その後、ムハンマド・アリーの血筋である王家が続き、エジプトは形式上オスマン帝国の一部ではあるものの、事実上は独立国家に近い状態となっていきます。
しかし、スエズ運河の建設(1869年完成)やヨーロッパ諸国の介入によって、エジプトは列強の影響を強く受けるようになりました。
イギリス保護領時代(1882年~1952年)
スエズ運河はヨーロッパとアジアを最短ルートで結ぶ大動脈として非常に重要視されました。
その結果、エジプトはイギリスの軍事介入を受け、1882年にイギリスの保護国状態となります。
これにより、エジプトの政治・経済は大きくイギリスの影響下に置かれることに。
第一次世界大戦中には、オスマン帝国が中央同盟国側に立ったこともあり、イギリスはエジプトを正式に保護領と宣言。
エジプト人の民族意識が高まり、独立運動が盛んになりますが、完全な自由を獲得するにはもう少し時間がかかりました。
現代エジプトへ~王政の廃止と共和制の樹立
第二次世界大戦後の1952年、自由将校団によるクーデターが成功し、ファルーク王が退位。

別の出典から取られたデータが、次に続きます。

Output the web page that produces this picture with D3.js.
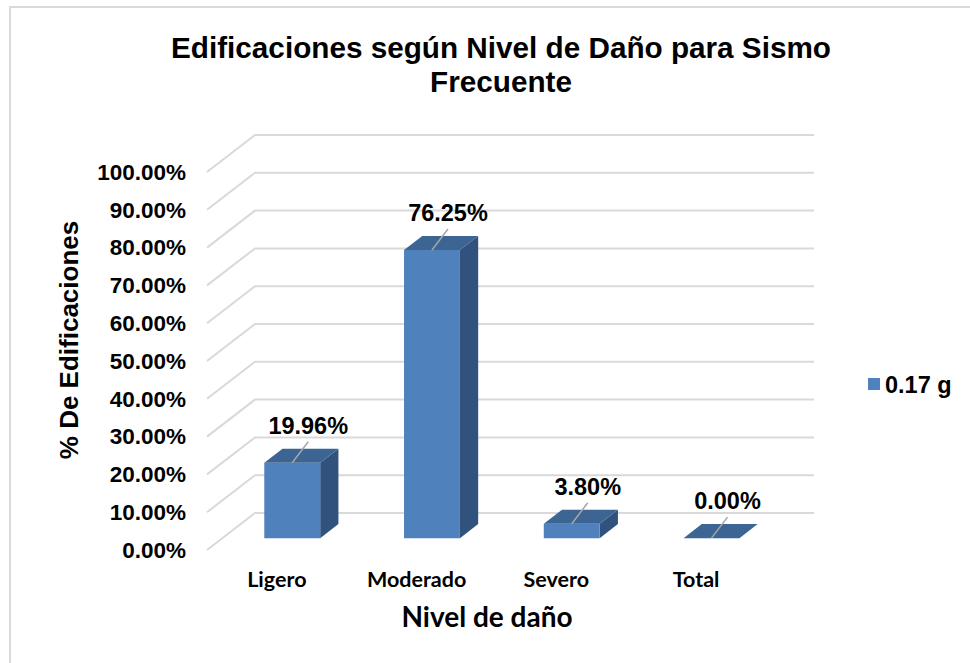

これにより長らく続いたムハンマド・アリー朝の王政は幕を閉じます。
翌1953年にはエジプト共和国が成立し、ナギーブ将軍が初代大統領に就任。
続いてナセル大統領が誕生し、スエズ運河の国有化(1956年)を断行するなど、エジプトの国際的地位を一気に高めようとしました!
その後のサダト大統領時代にはイスラエルとの和平条約(1979年)を締結し、中東情勢の転換期となります。
さらにムバーラク大統領が長期政権を担った後、2011年の「アラブの春」によって大規模なデモが起こり、ムバーラク大統領が退陣。
こうした動乱を経て現在もエジプトでは政治改革や経済発展に向けた取り組みが続いています。
エジプトの歴史が今に伝えるもの
エジプトは世界でも屈指の「歴史の宝庫」です!
古代ピラミッドやファラオのミイラだけでなく、ギリシア・ローマ、アラブ・イスラム、ヨーロッパ列強の影響が渦巻き、独自の文化を継承・変化させてきました。
こうした重層的な歴史があるからこそ、現代のエジプトは多様な宗教・人種・文化を包み込む不思議な魅力を放っているのでしょう。
また、ナイル川は古代から変わらずエジプトに恵みをもたらし続けています。
農業が盛んな一方で、観光業も国家の重要な収入源であり、世界中の人々がエジプトの遺産や自然を楽しみに訪れます。
長い歴史の中で培われたホスピタリティや伝統文化に触れれば、エジプトの奥深さをますます感じるはずです!